This is a proposed design which is subject to change. Please review this description and add comments/questions below. This page will describe the verbal system for the Brain Simulator III, first the reasoning behind it and then its possible implementation.
The point of the verbal system is to make intelligent use of verbal input and create intelligent-sounding verbal output. Initially, “verbal” will mean text as most available audio/verbal systems create text from verbal input and verbal output from text.
Ambiguity
A key tenet of the Brain Simulator is that UKS Things have specific, unambiguous meanings. Many knowledge graph systems have attempted to use a language-based method to identify nodes and then run into difficulty because all languages have words which are ambiguous and phrases and usages which are idiomatic. Attempts to add on disambiguation are doomed to fail because at a fundamental level, all words have multiple meanings. Imagine that basketball refers to a single unambiguous object. Then, one can ask, “How do you spell basketball?” in which case the word basketball does NOT refer to that object but refers to a word. Likewise, “ball rhymes with fall” has nothing to do with either balls or falling but refers to the words alone.
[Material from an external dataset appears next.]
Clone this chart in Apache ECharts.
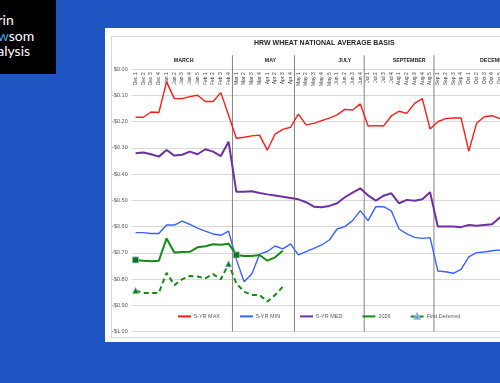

Accordingly, this description assumes that all words have multiple meanings, and all unambiguous meanings can be described in multiple ways using different words. Then, there may be some cases in which this ability is not used, but it is the default. Therefore, there is a many-to-many mapping between words and the conceptual Things they reference.
Words and Phrases
Many meanings are associated with phrases rather than individual words. In, “Mary goes to the store”, the phrase “to the YYY’ implies that YYY is a (current) destination. To accomplish this, a system must be able to handle phrases and individual words more-or-less interchangeably and phrases must be built out of some combination of specific words and placeholders.
Parts of Speech
As a child learning a language, nuances of grammar develop after specific words and meanings. While specific grammar is a primary focus of NLP systems and some experimentation has been done with NLP in the Brain Simulator, this iteration will ignore this and rely on the underlying meanings to drive the syntax. In the cases of “Mary can play piano” and “Suzie went to a play”, the meaning of play can be understood from the UKS Things it is likely to refer to. In the former case, a Thing which descends from Action and the latter, and Thing which may descend from location or entertainment.
Multiple Languages
A fundamental idea of the Brain Simulator is the decoupling of meaning from language. If a person is multi-lingual, they can view an image and describe it in any one of the languages they know. The key is that the person knows which language to respond in—likely from the context of a conversation, requiring that they can quickly identify which language is being spoken. Handling multiple languages is not a high priority for this development but the ability to handle multiple languages within the design is. It can be implemented with parallel trees of words and phrases in various languages.
Spelling vs Pronunciation
In English, words can sound identical but be spelled differently and vice versa. As the computer can rapidly convert from text to phonemes, internal storage of words may be handled in phonemes. This may prove useful when considering rhyming, puns, and other features of children’s common sense which could be lost if only words with “correct” spellings are used.
Implementation
UKS Content
The UKS is preset with a list of Phonemes and letters which descend from the Thing sense. Not yet defined: phonemes will have attributes which allow them to be recognized when heard and subsequently spoken. Letters will have attributes which allow them to be recognized when seen and output. Both phonemes and letters are generic Things which can subsequently be referenced by words.
New words are added with a parent of EnglishWord and a label of ewXXXX where XXXX is the word. Words have an ordered list of Relationships referencing the phonemes representing their pronunciation and letters representing their spelling.
Open questions: How do we handle words with multiple spellings or multiple pronunciations? Can we build a system of spelling likelihoods of phonemes so when hearing a word, one can assume a likely spelling?
When words are received, they are matched against words already in the UKS (in a given language) using a closest-match algorithm.
All words have a use count and an agent will periodically delete words with a low use count. This will eliminate spelling and mispronunciation errors.
Sequences of words are continuously matched against a similar list of EnglishPhrase entries in a similar manner to individual words. An agent handles merging of phrases. Phrases are stored and matched with descendancy so the phrases “to the store” and “to the beach” could be replaced by the single phrase “ewTo ewThe location” assuming that beach and store descend from the common ancestor, location.
Word and phrase Things have Relationships (with type “means”) to abstract Things they may represent. These have weights which adjust over time.
Initially, a hard-coded mechanism would handle is-a and is Relationships so simple phrases like “Fido is a dog” and “Fido is brown” could be handled properly.
The system can handle declarations and queries. Simple queries would be similar to declarations with a hard-coded query word in the subject.
Dialog Box
Conceptually, the dialog box consists of two textboxes: input and output. User can enter any text into the input and get an output. Practically, to allow long, repeatable sequences of inputs and outputs, the input textbox can be file-driven and the file can be edited on the fly. Furthermore, a desired output can be put in parentheses in the input. This will be matched against any actual output for repeatable testing or may be useful for training.